For Sam the Barber, he noticed the biggest changes started happening during the ’80s

“As some of the old businessman started to pass off, their children didn’t keep the businesses,” Johnson said. “Once the community starts to move and the businesses start to close it makes even more people want to leave.”

From the 1980s through the 2000s a big push from the industrial district to buy out residential land took out another chunk of the community.

According to the Census Bureau, between 1960-2000 the number of owner-occupied units dropped from 700 to 350.

For Pastor Henry Williams, a longtime resident and leader of the community, things aren’t so cut and dry.

“I wouldn’t say that it (I-37) was destructive to the neighborhood although many people would say that,” Williams said. “There’ some that say it divided the community. I don’t know that I have ever had that impression, you know, because it has always been there in my memory. Once I got out of the service it was there.”

Williams, however, recalls a time when the neighborhood was thriving.

“There was a lot of business activity on Staples Street at one time,” he said. “There were young professionals living here. The residents had a great deal of pride because it was one of the first black neighborhoods.”

When the city desegregated, people started to move out of the neighborhood into places closer to where they worked. That is when Williams says the decline of the neighborhoods started.
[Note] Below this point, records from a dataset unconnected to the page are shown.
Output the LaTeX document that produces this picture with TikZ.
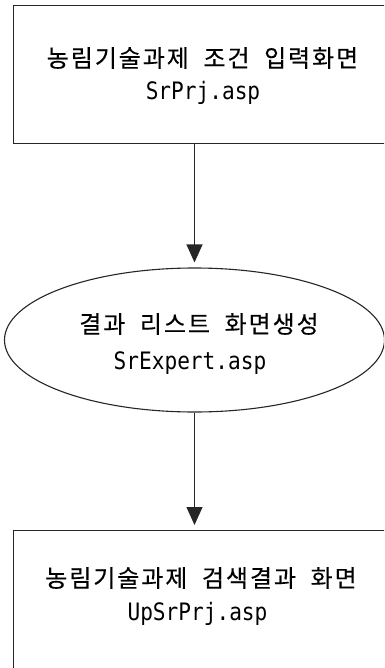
\documentclass[tikz,border=0pt]{standalone}
\usepackage{fontspec}
\usetikzlibrary{arrows.meta,shapes.geometric}
\newfontfamily\krfont{Noto Sans CJK KR}[LetterSpace=8,WordSpace=2,FakeBold=0.3]
\newfontfamily\latfont{DejaVu Sans Mono}[FakeStretch=0.88]
\tikzset{
  frame/.style={draw=black!85,line width=1.1pt,inner sep=0pt},
  boxshape/.style={frame,rectangle,anchor=north west,minimum width=400pt,minimum height=138pt},
  ellshape/.style={frame,ellipse,minimum width=380pt,minimum height=144pt},
  krtext/.style={inner sep=0pt,font=\krfont\fontsize{24}{28}\selectfont},
  lattext/.style={inner sep=0pt,font=\latfont\fontsize{24}{28}\selectfont},
  arr/.style={draw=black!85,line width=1.1pt,-{Triangle[length=18pt,width=16pt]},shorten >=5pt}
}
\begin{document}
\begin{tikzpicture}[x=1pt,y=-1pt]
\useasboundingbox (0,0) rectangle (384,668);
\clip (0,0) rectangle (384,668);
\node[boxshape] (top) at (12.5,5) {};
\node[krtext] (toptxt) at (202.5,58) {농림기술과제 조건 입력화면};
\node[lattext] (topfile) at (203,93) {SrPrj.asp};
\node[ellshape] (ell) at (194.5,340) {};
\node[krtext] (elltxt) at (199,324) {결과 리스트 화면생성};
\node[lattext] (ellfile) at (190,363) {SrExpert.asp};
\node[boxshape,minimum height=200pt] (bot) at (12.5,530) {};
\node[krtext] (bottxt) at (201,578) {농림기술과제 검색결과 화면};
\node[lattext] (botfile) at (197.5,614) {UpSrPrj.asp};
\draw[arr] (top.south -| ell.north) -- (ell.north);
\draw[arr] (ell.south) -- (ell.south |- bot.north);
\end{tikzpicture}
\end{document}
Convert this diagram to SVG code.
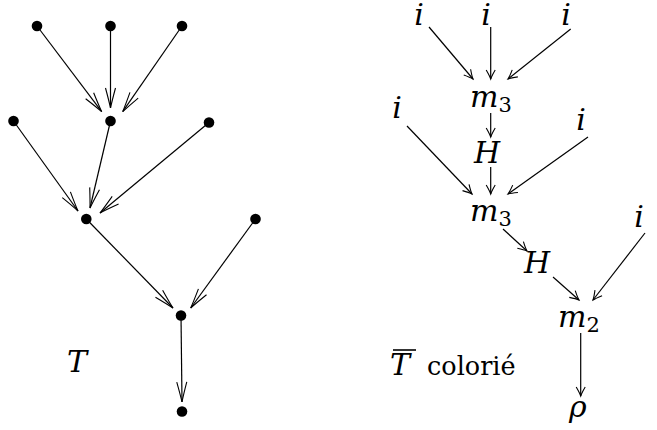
<svg xmlns="http://www.w3.org/2000/svg" width="657" height="430" viewBox="0 0 657 430">
<style>
.dot{fill:#000}
.e{stroke:#000;stroke-width:1.2;fill:none}
.ea{marker-end:url(#bigArrow)}
.eb{marker-end:url(#smallArrow)}
text{font-family:"DejaVu Serif",serif;fill:#000}
.m{font-style:italic;font-size:30px}
.c{text-anchor:middle}
.sub{font-style:normal;font-size:21px}
.rm{font-style:normal;font-size:25.5px}
</style>
<defs>
<marker id="bigArrow" viewBox="-22 -7 24 14" refX="0" refY="0" markerWidth="24" markerHeight="14" markerUnits="userSpaceOnUse" orient="auto">
<path d="M-20,-5 Q-7,-1.5 0,0 Q-7,1.5 -20,5" fill="none" stroke="#000" stroke-width="1.1"/>
</marker>
<marker id="smallArrow" viewBox="-11 -6 13 12" refX="0" refY="0" markerWidth="13" markerHeight="12" markerUnits="userSpaceOnUse" orient="auto">
<path d="M-9,-4.5 Q-3,-1 0,0 Q-3,1 -9,4.5" fill="none" stroke="#000" stroke-width="1.1"/>
</marker>
</defs>

<g id="connectors">
<line class="e ea" x1="37" y1="26" x2="101.7" y2="111.7"/>
<line class="e ea" x1="110.5" y1="26" x2="110.5" y2="108"/>
<line class="e ea" x1="182" y1="26" x2="122.7" y2="111.7"/>
<line class="e ea" x1="13.5" y1="121" x2="78" y2="211"/>
<line class="e ea" x1="110.5" y1="121" x2="90" y2="208"/>
<line class="e ea" x1="209" y1="122.5" x2="100" y2="213"/>
<line class="e ea" x1="86.3" y1="219" x2="173" y2="308"/>
<line class="e ea" x1="255.5" y1="219" x2="190.7" y2="308"/>
<line class="e ea" x1="181" y1="315.5" x2="182" y2="402"/>

<line class="e eb" x1="429" y1="27" x2="473" y2="79"/>
<line class="e eb" x1="490.7" y1="27" x2="490.7" y2="79"/>
<line class="e eb" x1="570.7" y1="29" x2="508" y2="79"/>
<line class="e eb" x1="490.7" y1="113" x2="490.7" y2="137"/>
<line class="e eb" x1="407" y1="126" x2="472" y2="194"/>
<line class="e eb" x1="588" y1="137" x2="508" y2="194"/>
<line class="e eb" x1="490.7" y1="167" x2="490.7" y2="194"/>
<line class="e eb" x1="503" y1="229" x2="527" y2="251"/>
<line class="e eb" x1="645" y1="233" x2="593" y2="300"/>
<line class="e eb" x1="553" y1="277" x2="579" y2="300"/>
<line class="e eb" x1="580.7" y1="333" x2="580.7" y2="396"/>
</g>

<g id="t-dots">
<g id="n1"><circle class="dot" cx="37" cy="26" r="5.3"/></g>
<g id="n2"><circle class="dot" cx="110.5" cy="26" r="5.3"/></g>
<g id="n3"><circle class="dot" cx="182" cy="26" r="5.3"/></g>
<g id="n4"><circle class="dot" cx="13.5" cy="121" r="5.3"/></g>
<g id="n5"><circle class="dot" cx="110.5" cy="121" r="5.3"/></g>
<g id="n6"><circle class="dot" cx="209" cy="122.5" r="5.3"/></g>
<g id="n7"><circle class="dot" cx="86.3" cy="219" r="5.3"/></g>
<g id="n8"><circle class="dot" cx="255.5" cy="219" r="5.3"/></g>
<g id="n9"><circle class="dot" cx="181" cy="315.5" r="5.3"/></g>
<g id="n10"><circle class="dot" cx="182" cy="411.5" r="5.3"/></g>
</g>
<g id="labelT"><text class="m" x="67" y="372">T</text></g>

<g id="r1"><text class="m c" x="419" y="25">i</text></g>
<g id="r2"><text class="m c" x="486" y="25">i</text></g>
<g id="r3"><text class="m c" x="566" y="25">i</text></g>
<g id="r4"><text class="m" x="470" y="107">m<tspan class="sub" dy="5">3</tspan></text></g>
<g id="r5"><text class="m c" x="397" y="118">i</text></g>
<g id="r6"><text class="m c" x="581" y="130">i</text></g>
<g id="r7"><text class="m" x="474" y="163">H</text></g>
<g id="r8"><text class="m" x="470" y="221">m<tspan class="sub" dy="5">3</tspan></text></g>
<g id="r9"><text class="m c" x="639" y="227">i</text></g>
<g id="r10"><text class="m" x="524" y="273">H</text></g>
<g id="r11"><text class="m" x="558" y="327">m<tspan class="sub" dy="5">2</tspan></text></g>
<g id="r12"><text class="m" x="569" y="417">ρ</text></g>
<g id="labelTbar">
<line x1="393" y1="350" x2="416" y2="350" stroke="#000" stroke-width="1.6"/>
<text class="m" x="390" y="375">T</text>
<text class="rm" x="427" y="375">colorié</text>
</g>
</svg>
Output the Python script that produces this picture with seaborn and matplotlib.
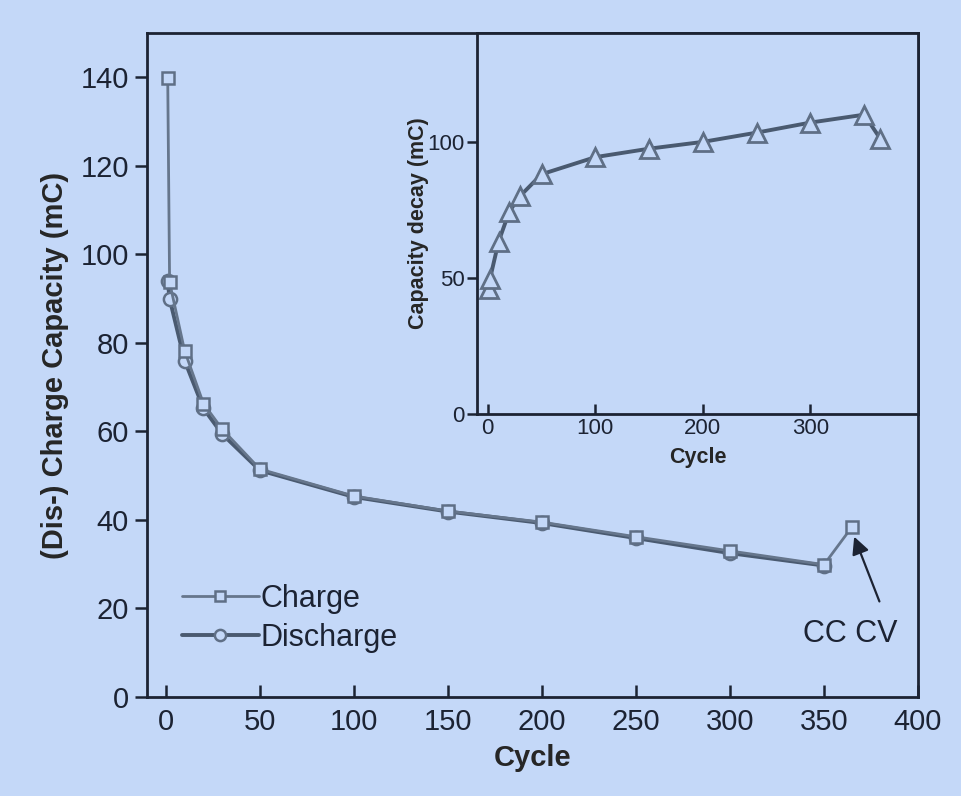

“There came a time when the sense of pride may have begun to diminish. When the young professionals left they weren’t replaced by people with the same sense of pride,” Williams said.

According to Williams, environmental issues also began to plague the area, causing more people to want to leave and the neighborhoods continued to decline, “but there are those of us who have been here for many years,” he said. “This is home, OK? I’m in prayer about doing the right thing, but this is home.”

With buyouts and relocations approaching, residents are seeing the final changes coming.

“It’s time. You can’t stop progress. You might hinder it for a while but progress is going to come,” Johnson said. “It’s been a wonderful career for me. I loved it, I raised a family. This has been my dream and I have lived my dream.”